Blanket Roll Blues sung by Scott Walker
on Tilt has words by Tennessee Williams.
The original singer is even more unlikely - Marlon Brando in a film called The Fugitive Kind.
The burly physio of non-league Farnborough Town
wrote that song by Blackfoot Sue "I'm standing in the road"
- according to Half Man Half Biscuit
Speaking of Kenny Lynch...
...wasn't he the first person to cover on record a Fabs song? Anyone know what it was? Duffy Power with the Graham Bond Quartet (at a time when they included John McLaughlin on guitar - though he was off sick on the day of the session) recorded the second fabs cover: 'I Saw Her Standing There'. So... does history tell us who the third cover was by, or did future quiz compilers stop making notes after Duffy?

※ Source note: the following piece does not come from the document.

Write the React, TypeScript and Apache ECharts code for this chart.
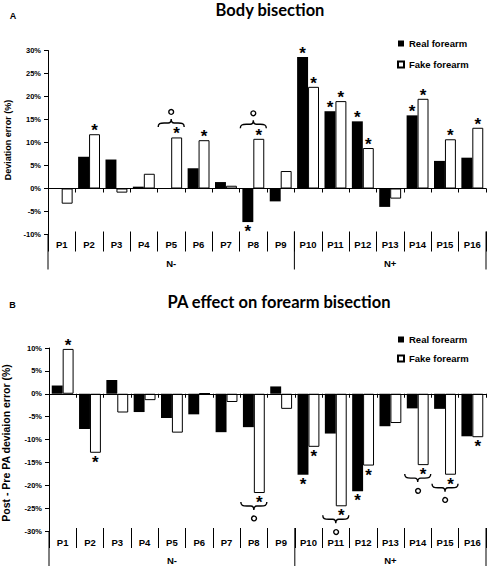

On a similar theme, I've occasionally seen it written that Peter Blake only designed three LP{ sleeves during the 60s. I know two of them (Fabs & P*****gle) - what was the third?
Kenny Lynch covered 'Misery'...
...(after Helen Shapiro passed on it).
The Best Dreams
Ignore the naff video, excuse the plug for The Burnley Building Society - they released it after all - this toetapper is by George Chandler. Lyrics by Salman Rushdie.